Attention coup de coeur !
L’histoire se passe en 1620, dans une ville imaginaire du Saint-Empire germanique, ravagé par une longue guerre.
Le héros de cette trilogie est le chevalier Krantz, à mi-chemin entre le justicier et l’exorciste qui assume des missions pour les Templiers. Dans le premier volume, il est question de goules qui pillent et assassinent, répandant la terreur dans la ville. Pourtant, celle-ci bénéficie de la protection d’un énorme dragon, mais cette créature ancestrale ne peut rien contre les ennemis internes à la cité.
« La tempête de neige faiblit, à présent ; elle cessera d’ici peu. Lâchant prise, le dragon bascule soudain du haut de la falaise. Il tombe à pic vers les eaux agitées de la Rhein See, entraîné par sa masse énorme, le corps tendu pour mieux fendre l’air, tête la première, les ailes collées à lui. La descente est vertigineuse, impossible : trois à quatre cents pieds de chute que le dragon accomplit le temps de quelques battements de cœur. Il a presque rejoint les flots quand ses ailes se déploient dans un grand claquement de cuir. Le plongeon devient alors un vol plané que le dragon prolonge à plaisir, au ras des vagues dont les embruns trempent les écailles grisâtres de son ventre. Il file ainsi une longue minute, sans un mouvement, avant d’obliquer vers Wielstadt. »
Dans son enquête, Kantz est épaulé, parfois, par Le Lieutenant du Prévost, Rainer Von Regenhalt, et quelques uns de ses amis, dont le bon géant Feodor, le nain Willemm, ou le faune Zacharios qui tient l’auberge de la Cigogne Noire. Ici en effet, les êtres humains cohabitent avec des créatures féériques ou des peuples anciens (Nains, centaures…).
D’ailleurs, le premier chapitre des Ombres de Wielstadt s’ouvre sur une course-poursuite haletante entre une petite fée et un corbeau. Elle sera sauvée de justesse par Kantz, puis baptisée Chandelle. Une excitante entrée en matière car on trouve déjà tous les ingrédients de la trilogie, un héros solitaire, confronté à des événements magiques ou surnaturels… et d’horribles ennemis sous forme de goules (de bien répugnantes créatures…).

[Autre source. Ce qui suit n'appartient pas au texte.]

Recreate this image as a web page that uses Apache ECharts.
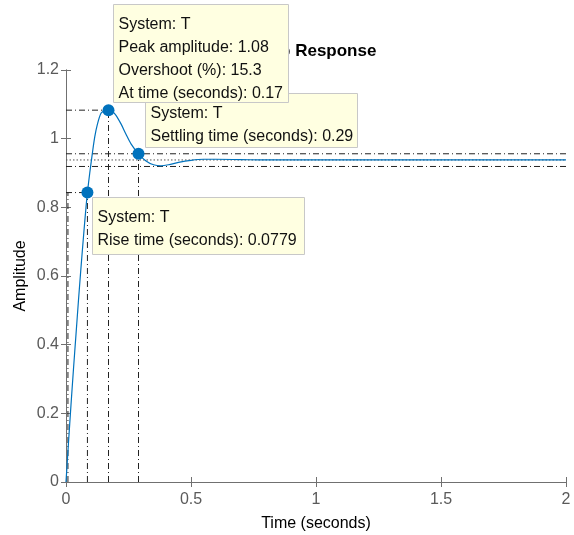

Dans le deuxième volet, il est question d’une très ancienne prophétie, d’une société secrète qui va causer bien des tracas, d’une cour des miracles et de son roi Misère, d’une mystérieuse Dame en rouge qui protège la cité, tandis que dans le troisième épisode, nous faisons connaissance avec le redoutable voleur de visages, une belle trouvaille même si j’ai regretté, un peu, les crimes plutôt glauques et les trop nombreuses références bibliques… Mais le cadre historique est soigné, comme toujours, la langue est belle, aucun dialogue n’est artificiel ou superflu, bref, une réussite de ce côté là.
Les trois livres sont évidemment liés puisque nous retrouvons une bonne partie des protagonistes tout au long de la trilogie (malgré le départ ou la mort de certains d’entre eux), on mentionne la Sainte-Vehme à plusieurs reprises, et surtout, on assiste au profond changement qui affecte Kantz et qui trouve sa conclusion logique dans les dernières pages. Tout comme dans les Lames du Cardinal, j’ai retrouvé ce plaisant mélange de fantasy et de roman d’aventures historiques. Pevel est un peu le fils spirituel d’Alexandre Dumas, et tout comme lui, il sait rendre ses personnages diablement attachants. Ce n’est pas sans un petit pincement au coeur que l’on dit adieu à Kantz au terme de cette excellente intégrale.
Je me suis donc replongée avec le plus grand des plaisirs dans ces récits qui m’ont permis d’ajouter un nouveau héros à mon panthéon personnel : Kantz est en effet le héros par excellence, solitaire et auréolé de mystère, l’un de ceux que l’on ne peut oublier. Les scènes de bravoure sont nombreuses mais l’émotion affleure toujours et le troisième volet est certainement le plus poignant des trois. Je me demande si de tous les romans de Pevel, je n’ai pas une petite préférence pour cette trilogie…
Une belle relecture pour moi et une chouette initiative des éditions Pocket d’avoir regroupé ces trois volumes.